29 juin. — Nous redescendons avec plaisir la vallée pour aller retrouver notre bivouac de la nuit précédente ; puis nous gagnons l’Agua amarga. Le 1er juillet, nous atteignons la vallée de Copiapó. Le parfum des foins et des trèfles me semble délicieux après l’atmosphère si sèche du Despoblado. Pendant mon séjour dans la ville, plusieurs habitants me parlent d’une colline du voisinage qu’ils appellent El Bramador — la colline qui mugit. À cette époque, je fis peu attention à ce qu’on me raconta ; mais, autant que j’ai pu le comprendre, la colline en question était recouverte de sable et le bruit ne se produisait que lorsque, en montant sur la colline, on mettait le sable en mouvement. Seetzen et Ehrenberg[1] attribuent aux mêmes circonstances les bruits que beaucoup de voyageurs ont entendus sur le mont Sinaï, auprès de la mer Rouge.
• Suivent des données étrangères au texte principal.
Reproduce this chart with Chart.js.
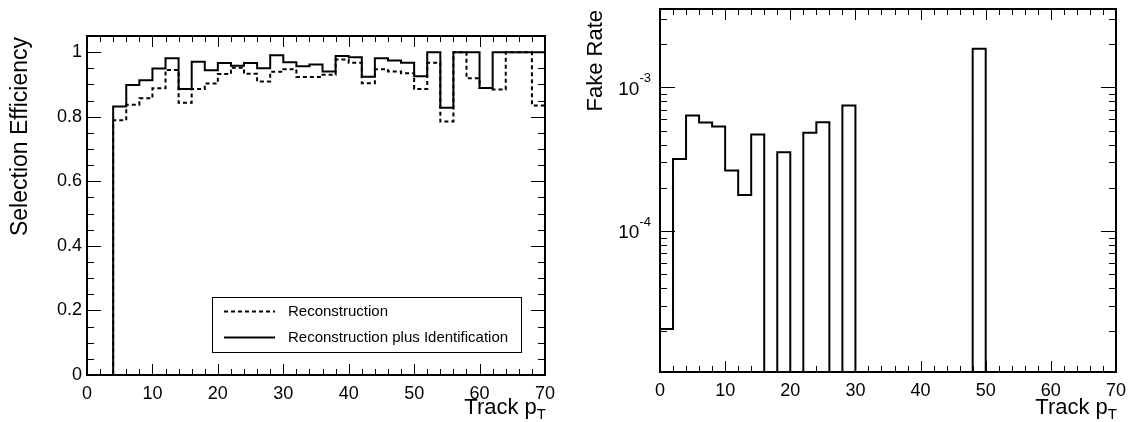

J’ai eu occasion de causer avec une personne qui avait entendu ce bruit ; elle me dit qu’on restait tout surpris et qu’il était impossible de savoir d’où il provenait, bien qu’elle m’affirmât en même temps qu’il fallait mettre le sable en mouvement pour le provoquer. Quand un cheval marche sur du sable sec et grossier, on entend un bruit tout particulier causé par la friction des particules du sable ; c’est une circonstance que j’ai remarquée plusieurs fois sur les côtes du Brésil.

  1. Edinhurg Phil. Journ., janvier 1830, p. 74 ; et avril 1830, p. 258. — Voir aussi Daubeny, On Volcanoes, p. 438, et Bengal Journ., vol. VII, p. 324.